Two weeks after Rwanda’s upper house of parliament unanimously approved a constitutional amendment to allow President Paul Kagame to seek a third term, the United States broke the silence on Tuesday and said it expects Kagame to step down.
According to US Ambassador to the United Nations Samantha Power who has assumed the Presidency of the Security Council for the month of December, President Paul Kagame must set an example for his region and step down at the end of his term in 2017.
“President Kagame has an opportunity to set an example for a region in which leaders seem too tempted to view themselves as indispensable to their own countries’ trajectories,” Power told a news conference.
Kagame is the latest long-serving African ruler to attempt to extend his hold on power. Similar moves have already sparked violence and instability in countries like neighbouring Burundi and the Republic of Congo.
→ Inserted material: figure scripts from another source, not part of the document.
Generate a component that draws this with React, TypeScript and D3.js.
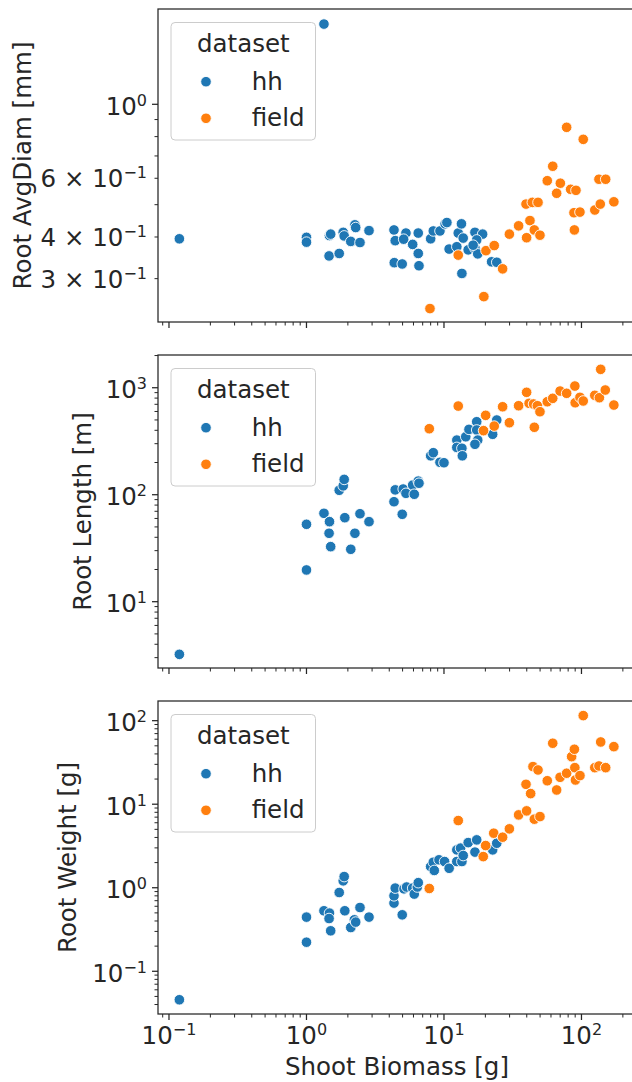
import React from "react";
import * as d3 from "d3";

const W = 632;
const H = 1082;
const LEFT = 158;
const RIGHT = 634;
const INK = "#262626";
const BLUE = "#1f77b4";
const ORANGE = "#ff7f0e";
const FONT = "'DejaVu Sans', sans-serif";
const FS = 24.5;
const SUP = 16;

const xDomain = [0.0832, 241];
const xTickExps = ["−1", "0", "1", "2"];
const xTickVals = [0.1, 1, 10, 100];

// panel 1: root avg diameter [mm] vs shoot biomass [g]
const hhShootA = [0.119, 1.0, 1.0, 1.34, 1.47, 1.5, 1.46, 1.73, 1.85, 1.88, 2.1, 2.25, 2.28, 2.45, 2.85, 4.33, 4.42, 4.35, 4.97, 5.29, 5.09, 5.92, 6.5, 6.5, 6.58, 8.0, 8.36, 9.35, 10.2, 10.5, 10.9, 12.7, 13.4, 13.8, 12.4, 13.5, 15.0, 16.8, 19.1, 17.3, 16.8, 17.6, 22.2, 24.2, 16.3];
const hhAvgDiam = [0.395, 0.399, 0.386, 1.74, 0.404, 0.408, 0.351, 0.357, 0.413, 0.403, 0.388, 0.435, 0.427, 0.385, 0.418, 0.42, 0.39, 0.335, 0.332, 0.411, 0.394, 0.38, 0.411, 0.357, 0.328, 0.395, 0.417, 0.417, 0.438, 0.442, 0.368, 0.411, 0.438, 0.397, 0.374, 0.311, 0.366, 0.413, 0.408, 0.392, 0.37, 0.356, 0.337, 0.336, 0.378];
const fieldShootA = [7.91, 12.7, 19.5, 20.2, 23.2, 26.7, 29.9, 34.9, 39.9, 42.2, 45.4, 49.9, 39.5, 43.9, 48.3, 56.4, 61.8, 70.2, 66.0, 78.0, 83.4, 91.2, 103, 88.2, 97.5, 88.8, 125, 137, 134, 150, 172];
const fieldAvgDiam = [0.244, 0.353, 0.265, 0.364, 0.377, 0.321, 0.408, 0.432, 0.398, 0.448, 0.42, 0.405, 0.502, 0.508, 0.508, 0.59, 0.652, 0.58, 0.541, 0.853, 0.556, 0.552, 0.785, 0.473, 0.475, 0.42, 0.482, 0.502, 0.596, 0.596, 0.51];

// panel 2: root length [m]
const hhShootB = [0.119, 1.0, 1.0, 1.34, 1.47, 1.46, 1.5, 1.73, 1.85, 1.88, 1.9, 2.1, 2.25, 2.45, 2.85, 4.33, 4.42, 4.97, 5.05, 5.29, 5.92, 6.08, 6.5, 6.58, 8.0, 8.36, 9.35, 10.0, 12.4, 12.4, 13.5, 13.6, 14.4, 15.2, 17.3, 17.3, 17.6, 16.8, 22.6, 24.2];
const hhLength = [3.22, 52.9, 19.8, 67, 56, 43.6, 32.7, 110, 121, 139, 61, 30.9, 43.6, 66.4, 56, 86, 111, 65.6, 113, 103, 123, 101, 134, 128, 231, 247, 201, 199, 324, 277, 272, 231, 348, 408, 481, 403, 324, 296, 367, 499];
const fieldShootB = [7.82, 12.7, 19.4, 20.1, 23.2, 26.7, 29.9, 34.9, 39.9, 41.6, 44.8, 47.8, 49.9, 45.4, 56.4, 61.8, 69.9, 78.0, 89.5, 90, 97.5, 103, 125, 135, 138, 149, 172];
const fieldLength = [414, 674, 397, 552, 438, 664, 471, 679, 906, 715, 705, 679, 597, 427, 740, 796, 931, 887, 1037, 724, 813, 752, 849, 807, 1486, 952, 689];

// panel 3: root weight [g]
const hhShootC = [0.119, 1.0, 1.0, 1.34, 1.47, 1.46, 1.5, 1.73, 1.85, 1.88, 1.9, 2.1, 2.23, 2.28, 2.45, 2.85, 4.33, 4.33, 4.42, 4.97, 5.12, 5.35, 5.92, 6.08, 6.4, 6.5, 8.0, 8.36, 8.5, 9.2, 10.1, 10.9, 12.4, 12.4, 13.2, 13.5, 13.8, 15.0, 17.3, 16.8, 22.6, 24.2];
const hhWeight = [0.0456, 0.445, 0.223, 0.53, 0.497, 0.428, 0.305, 0.877, 1.21, 1.36, 0.53, 0.334, 0.413, 0.388, 0.58, 0.445, 0.655, 0.8, 0.99, 0.474, 0.97, 1.02, 0.99, 0.84, 1.02, 1.15, 1.79, 2.02, 1.61, 2.16, 2.06, 1.71, 2.06, 2.84, 2.98, 2.06, 2.43, 3.47, 3.74, 2.67, 2.84, 3.41];
const fieldShootC = [7.82, 12.7, 19.3, 20.1, 23.0, 26.7, 29.9, 34.9, 39.9, 45.4, 49.9, 39.5, 42.7, 44.4, 48.3, 56.4, 61.8, 66, 69.9, 78, 84.8, 88.8, 89.5, 90.4, 97.5, 103, 125, 134, 150, 138, 172];
const fieldWeight = [0.98, 6.37, 2.36, 3.2, 4.5, 4.03, 5.07, 7.45, 8.32, 6.62, 7.11, 17.3, 13.4, 28.2, 25.7, 19.1, 53.7, 14.8, 21.0, 23.5, 37.1, 45.5, 27.4, 19.5, 22.0, 115, 27.4, 28.7, 27.4, 55.6, 48.9];

type TickLabel = { v: number; mant?: string; exp: string };

const panels = [
  {
    top: 9, bottom: 322, yDomain: [0.2224, 1.931], yLabel: "Root AvgDiam [mm]", yLabelX: 31,
    yLabels: [
      { v: 1, exp: "0" },
      { v: 0.6, mant: "6", exp: "−1" },
      { v: 0.4, mant: "4", exp: "−1" },
      { v: 0.3, mant: "3", exp: "−1" },
    ] as TickLabel[],
    hx: hhShootA, hy: hhAvgDiam, fx: fieldShootA, fy: fieldAvgDiam,
  },
  {
    top: 355, bottom: 668, yDomain: [2.4, 2023], yLabel: "Root Length [m]", yLabelX: 91,
    yLabels: [
      { v: 10, exp: "1" },
      { v: 100, exp: "2" },
      { v: 1000, exp: "3" },
    ] as TickLabel[],
    hx: hhShootB, hy: hhLength, fx: fieldShootB, fy: fieldLength,
  },
  {
    top: 701, bottom: 1014, yDomain: [0.0308, 172], yLabel: "Root Weight [g]", yLabelX: 75.5,
    yLabels: [
      { v: 0.1, exp: "−1" },
      { v: 1, exp: "0" },
      { v: 10, exp: "1" },
      { v: 100, exp: "2" },
    ] as TickLabel[],
    hx: hhShootC, hy: hhWeight, fx: fieldShootC, fy: fieldWeight,
  },
];

function logTicks(domain: number[]) {
  const major: number[] = [];
  const minor: number[] = [];
  for (let k = -3; k <= 4; k++) {
    for (let m = 1; m <= 9; m++) {
      const v = m * Math.pow(10, k);
      if (v < domain[0] || v > domain[1]) continue;
      (m === 1 ? major : minor).push(v);
    }
  }
  return { major, minor };
}

function Sci({ x, y, anchor, t }: { x: number; y: number; anchor: string; t: TickLabel }) {
  return (
    <text x={x} y={y} textAnchor={anchor} fontSize={FS} fill={INK} fontFamily={FONT}>
      {t.mant ? `${t.mant} × 10` : "10"}
      <tspan dy={-9} fontSize={SUP}>{t.exp}</tspan>
    </text>
  );
}

export default function App() {
  const x = d3.scaleLog().domain(xDomain).range([LEFT, RIGHT]);
  const xt = logTicks(xDomain);

  return (
    <svg width={W} height={H} style={{ position: "absolute", left: 0, top: 0, background: "#fff" }}>
      {panels.map((p, i) => {
        const y = d3.scaleLog().domain(p.yDomain).range([p.bottom, p.top]);
        const yt = logTicks(p.yDomain);
        const last = i === panels.length - 1;
        return (
          <g key={i}>
            {/* x ticks */}
            {xt.major.map((v) => (
              <line key={"xM" + v} x1={x(v)} x2={x(v)} y1={p.bottom} y2={p.bottom + 6} stroke={INK} strokeWidth={1.25} />
            ))}
            {xt.minor.map((v) => (
              <line key={"xm" + v} x1={x(v)} x2={x(v)} y1={p.bottom} y2={p.bottom + 3.5} stroke={INK} strokeWidth={1} />
            ))}
            {/* y ticks */}
            {yt.major.map((v) => (
              <line key={"yM" + v} x1={LEFT - 6} x2={LEFT} y1={y(v)} y2={y(v)} stroke={INK} strokeWidth={1.25} />
            ))}
            {yt.minor.map((v) => (
              <line key={"ym" + v} x1={LEFT - 3.5} x2={LEFT} y1={y(v)} y2={y(v)} stroke={INK} strokeWidth={1} />
            ))}
            {p.yLabels.map((t) => (
              <Sci key={"yl" + t.v} x={147} y={y(t.v) + (t.mant ? 9 : 10.5)} anchor="end" t={t} />
            ))}
            <text
              transform={`translate(${p.yLabelX},${(p.top + p.bottom) / 2}) rotate(-90)`}
              textAnchor="middle" fontSize={FS} fill={INK} fontFamily={FONT}
            >
              {p.yLabel}
            </text>
            {last &&
              xTickVals.map((v, j) => (
                <Sci key={"xl" + v} x={x(v)} y={1044} anchor="middle" t={{ v, exp: xTickExps[j] }} />
              ))}
            {/* points */}
            {p.hx.map((v, j) => (
              <circle key={"h" + j} cx={x(v)} cy={y(p.hy[j])} r={5.3} fill={BLUE} stroke="#fff" strokeWidth={0.9} />
            ))}
            {p.fx.map((v, j) => (
              <circle key={"f" + j} cx={x(v)} cy={y(p.fy[j])} r={5.3} fill={ORANGE} stroke="#fff" strokeWidth={0.9} />
            ))}
            {/* frame */}
            <rect x={LEFT} y={p.top} width={RIGHT - LEFT} height={p.bottom - p.top} fill="none" stroke={INK} strokeWidth={1.25} />
            {/* legend */}
            <g fontFamily={FONT} fontSize={FS} fill={INK}>
              <rect x={171} y={p.top + 13.5} width={144.5} height={117.5} rx={4} fill="#fff" fillOpacity={0.8} stroke="#cccccc" strokeWidth={1} />
              <text x={243.3} y={p.top + 42.7} textAnchor="middle">dataset</text>
              <circle cx={206} cy={p.top + 72.7} r={5.3} fill={BLUE} stroke="#fff" strokeWidth={0.9} />
              <text x={251.7} y={p.top + 81}>hh</text>
              <circle cx={206} cy={p.top + 109.3} r={5.3} fill={ORANGE} stroke="#fff" strokeWidth={0.9} />
              <text x={251.7} y={p.top + 116.5}>field</text>
            </g>
          </g>
        );
      })}
      <text x={397} y={1075} textAnchor="middle" fontSize={FS} fill={INK} fontFamily={FONT}>
        Shoot Biomass [g]
      </text>
    </svg>
  );
}
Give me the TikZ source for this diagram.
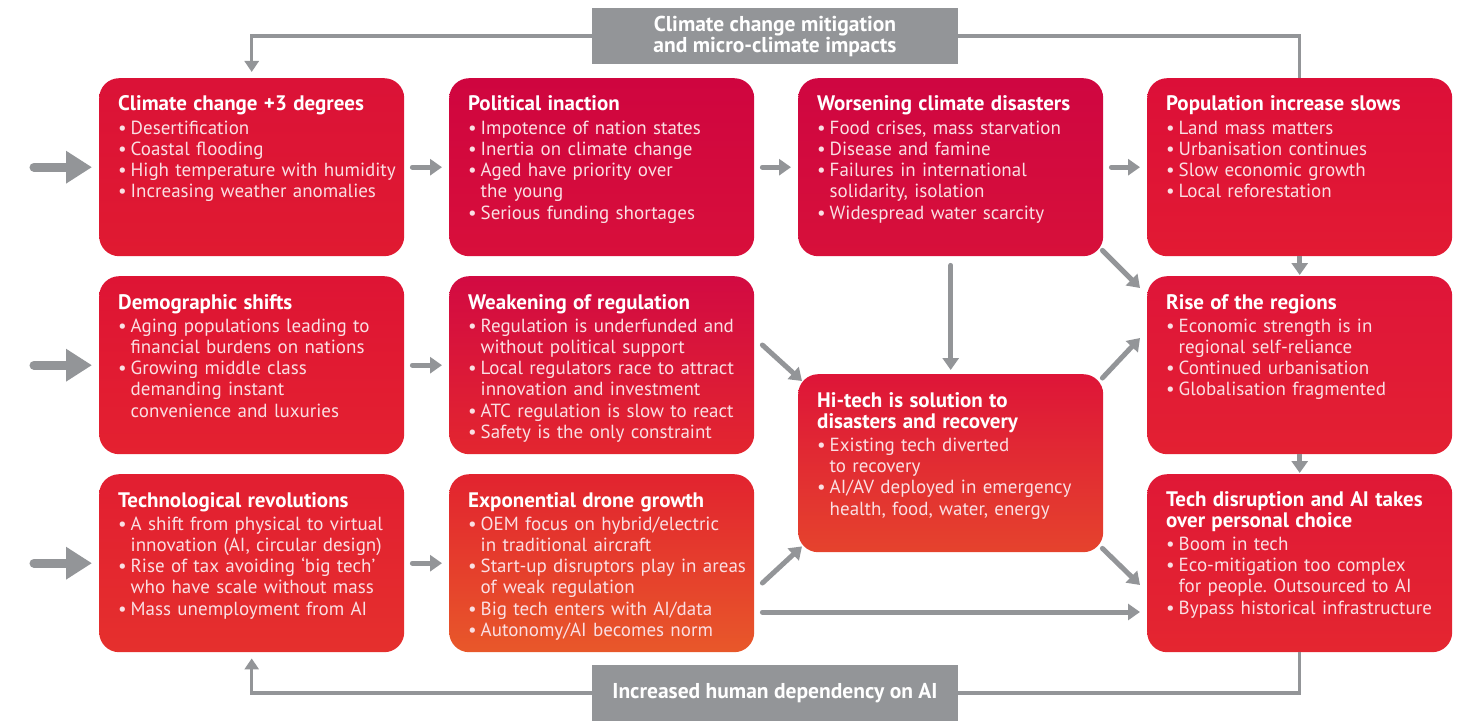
\documentclass[tikz,border=0pt]{standalone}
\usepackage{fontspec}
\setmainfont{PT Sans}
\usetikzlibrary{arrows.meta,calc}
\frenchspacing
\definecolor{agray}{HTML}{939598}
\definecolor{bultxt}{HTML}{FADFE3}
\definecolor{ca1}{HTML}{DB1237}\definecolor{cb1}{HTML}{E01A31}
\definecolor{ca2}{HTML}{CF053F}\definecolor{cb2}{HTML}{D80F3B}
\definecolor{ca3}{HTML}{CF0641}\definecolor{cb3}{HTML}{D7103A}
\definecolor{ca4}{HTML}{DC0F38}\definecolor{cb4}{HTML}{E21A33}
\definecolor{ca5}{HTML}{DE1434}\definecolor{cb5}{HTML}{E42130}
\definecolor{ca6}{HTML}{D20A42}\definecolor{cb6}{HTML}{E3262F}
\definecolor{ca7}{HTML}{DE1538}\definecolor{cb7}{HTML}{E5432D}
\definecolor{ca8}{HTML}{DF1539}\definecolor{cb8}{HTML}{E32032}
\definecolor{ca9}{HTML}{E21E31}\definecolor{cb9}{HTML}{E5302D}
\definecolor{caa}{HTML}{E2232F}\definecolor{cba}{HTML}{E8582A}
\definecolor{cab}{HTML}{E01836}\definecolor{cbb}{HTML}{E42630}
\newcommand{\ttl}[1]{{\fontsize{21bp}{21.2bp}\selectfont\bfseries\color{white}#1}}
\newcommand{\bu}{\makebox[12.5bp][l]{\textbullet}}
\newcommand{\ct}{\hspace*{12.5bp}}
\tikzset{
 x=1bp,y=-1bp,
 box/.style={rounded corners=20bp, minimum width=305bp, minimum height=178bp, inner sep=0pt, anchor=north west, draw=none},
 boxtext/.style={anchor=base west, text width=300bp, align=left, inner sep=0pt, text=bultxt, font=\fontsize{19bp}{21.2bp}\selectfont},
 lab/.style={fill=agray, minimum width=366bp, minimum height=56bp, inner sep=0pt, text=white, font=\bfseries\fontsize{21.5bp}{21bp}\selectfont, align=center},
 conn/.style={draw=agray, line width=5bp, line cap=round, -{Triangle[length=12bp,width=16bp]}},
 bigin/.style={draw=agray, line width=9bp, line cap=round, -{Triangle[length=26bp,width=31bp]}},
 loopl/.style={draw=agray, line width=3.5bp},
 loopar/.style={loopl, -{Triangle[length=11bp,width=14bp]}},
}
\begin{document}
\begin{tikzpicture}
\useasboundingbox (0,0) rectangle (1461,721);
% boxes
\node[box, top color=ca1, bottom color=cb1] (b11) at (99,78) {};
\node[box, top color=ca2, bottom color=cb2] (b12) at (449,78) {};
\node[box, top color=ca3, bottom color=cb3] (b13) at (798,78) {};
\node[box, top color=ca4, bottom color=cb4] (b14) at (1147,78) {};
\node[box, top color=ca5, bottom color=cb5] (b21) at (99,276) {};
\node[box, top color=ca6, bottom color=cb6] (b22) at (449,276) {};
\node[box, top color=ca7, bottom color=cb7] (ht) at (798,374) {};
\node[box, top color=ca8, bottom color=cb8] (b24) at (1147,276) {};
\node[box, top color=ca9, bottom color=cb9] (b31) at (99,474) {};
\node[box, top color=caa, bottom color=cba] (b32) at (449,474) {};
\node[box, top color=cab, bottom color=cbb] (b34) at (1147,474) {};
% texts
\node[boxtext] (t11) at ($(b11.north west)+(19,33)$) {\ttl{Climate change +3 degrees}\\[2bp]
\bu Desertification\\
\bu Coastal flooding\\
\bu High temperature with humidity\\
\bu Increasing weather anomalies};
\node[boxtext] (t12) at ($(b12.north west)+(19,33)$) {\ttl{Political inaction}\\[2bp]
\bu Impotence of nation states\\
\bu Inertia on climate change\\
\bu Aged have priority over\\
\ct the young\\
\bu Serious funding shortages};
\node[boxtext] (t13) at ($(b13.north west)+(19,33)$) {\ttl{Worsening climate disasters}\\[2bp]
\bu Food crises, mass starvation\\
\bu Disease and famine\\
\bu Failures in international\\
\ct solidarity, isolation\\
\bu Widespread water scarcity};
\node[boxtext] (t14) at ($(b14.north west)+(19,33)$) {\ttl{Population increase slows}\\[2bp]
\bu Land mass matters\\
\bu Urbanisation continues\\
\bu Slow economic growth\\
\bu Local reforestation};
\node[boxtext] (t21) at ($(b21.north west)+(19,33)$) {\ttl{Demographic shifts}\\[2bp]
\bu Aging populations leading to\\
\ct financial burdens on nations\\
\bu Growing middle class\\
\ct demanding instant\\
\ct convenience and luxuries};
\node[boxtext] (t22) at ($(b22.north west)+(19,33)$) {\ttl{Weakening of regulation}\\[2bp]
\bu Regulation is underfunded and\\
\ct without political support\\
\bu Local regulators race to attract\\
\ct innovation and investment\\
\bu ATC regulation is slow to react\\
\bu Safety is the only constraint};
\node[boxtext] (tht) at ($(ht.north west)+(19,33)$) {\ttl{Hi-tech is solution to}\\
\ttl{disasters and recovery}\\[2bp]
\bu Existing tech diverted\\
\ct to recovery\\
\bu AI/AV deployed in emergency\\
\ct health, food, water, energy};
\node[boxtext] (t24) at ($(b24.north west)+(19,33)$) {\ttl{Rise of the regions}\\[2bp]
\bu Economic strength is in\\
\ct regional self-reliance\\
\bu Continued urbanisation\\
\bu Globalisation fragmented};
\node[boxtext] (t31) at ($(b31.north west)+(19,33)$) {\ttl{Technological revolutions}\\[2bp]
\bu A shift from physical to virtual\\
\ct innovation (AI, circular design)\\
\bu Rise of tax avoiding ‘big tech’\\
\ct who have scale without mass\\
\bu Mass unemployment from AI};
\node[boxtext] (t32) at ($(b32.north west)+(19,33)$) {\ttl{Exponential drone growth}\\[2bp]
\bu OEM focus on hybrid/electric\\
\ct in traditional aircraft\\
\bu Start-up disruptors play in areas\\
\ct of weak regulation\\
\bu Big tech enters with AI/data\\
\bu Autonomy/AI becomes norm};
\node[boxtext] (t34) at ($(b34.north west)+(19,32)$) {\ttl{Tech disruption and AI takes}\\
\ttl{over personal choice}\\[2bp]
\bu Boom in tech\\
\bu Eco-mitigation too complex\\
\ct for people. Outsourced to AI\\
\bu Bypass historical infrastructure};
% labels
\node[lab] (tl) at (775,36) {Climate change mitigation\\and micro-climate impacts};
\node[lab] (bl) at (775,693) {Increased human dependency on AI};
% input arrows
\draw[bigin] ([xshift=-65bp]b11.west) -- ([xshift=-7bp]b11.west);
\draw[bigin] ([xshift=-65bp]b21.west) -- ([xshift=-7bp]b21.west);
\draw[bigin] ([xshift=-65bp]b31.west) -- ([xshift=-7bp]b31.west);
% horizontal connectors
\draw[conn] ([xshift=8bp]b11.east) -- ([xshift=-7bp]b12.west);
\draw[conn] ([xshift=8bp]b12.east) -- ([xshift=-7bp]b13.west);
\draw[conn] ([xshift=8bp]b13.east) -- ([xshift=-7bp]b14.west);
\draw[conn] ([xshift=8bp]b21.east) -- ([xshift=-7bp]b22.west);
\draw[conn] ([xshift=8bp]b31.east) -- ([xshift=-7bp]b32.west);
% vertical connectors
\draw[conn] ([yshift=-9bp]b13.south) -- ([yshift=4bp]ht.north);
\draw[conn, line cap=butt] (b14.south) -- ([yshift=1bp]b24.north);
\draw[conn, line cap=butt] (b24.south) -- ([yshift=1bp]b34.north);
% diagonal connectors
\draw[conn] ($(b22.north east)+(8,69)$) -- ($(ht.north west)+(4,7)$);
\draw[conn] ($(b32.north east)+(8,109)$) -- ($(ht.south west)+(4,-6)$);
\draw[conn] ($(b13.south east)+(-1,-6)$) -- ($(b24.north west)+(-7,12)$);
\draw[conn] ($(ht.north east)+(-1,4)$) -- ($(b24.north west)+(-7,62)$);
\draw[conn] ($(ht.south east)+(-1,-4)$) -- ($(b34.north west)+(-7,111)$);
\draw[conn] ($(b32.north east)+(8,138)$) -- ($(b34.north west)+(-7,138)$);
% loops
\draw[loopar] (tl.west) -| ([yshift=6bp]b11.north);
\draw[loopl] (tl.east) -| (b14.north);
\draw[loopl] (b34.south) |- (bl.east);
\draw[loopar] (bl.west) -| ([yshift=-6bp]b31.south);
\end{tikzpicture}
\end{document}
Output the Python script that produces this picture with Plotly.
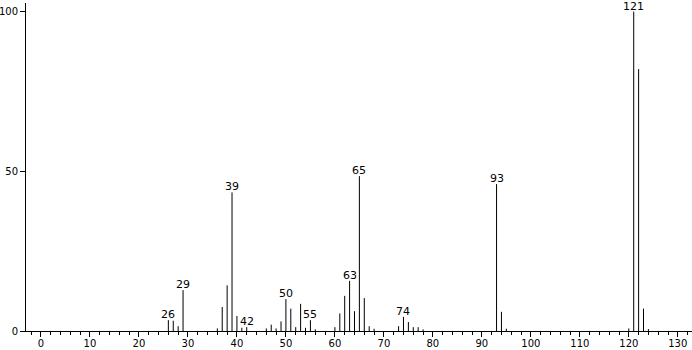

The US diplomat said everybody is aware of all of the parliamentary manoeuvrings that have occurred and that Rwanda, which has been a model in matters of public health, women’s representation, and education, should make itself an example on democratic governance and on the importance of term limits. “Nobody is indispensable,” she said, expressing hope that President Kagame would follow through on the commitments he has made many times in the past to allow the next generation of leaders to come forward.
Kagame, 57, has been at the forefront of Rwandan politics since 1994, when an offensive by his ethnic Tutsi rebel force, the Rwandan Patriotic Front, put an end to genocide by Hutu fighters that left an estimated 800,000 of his community dead.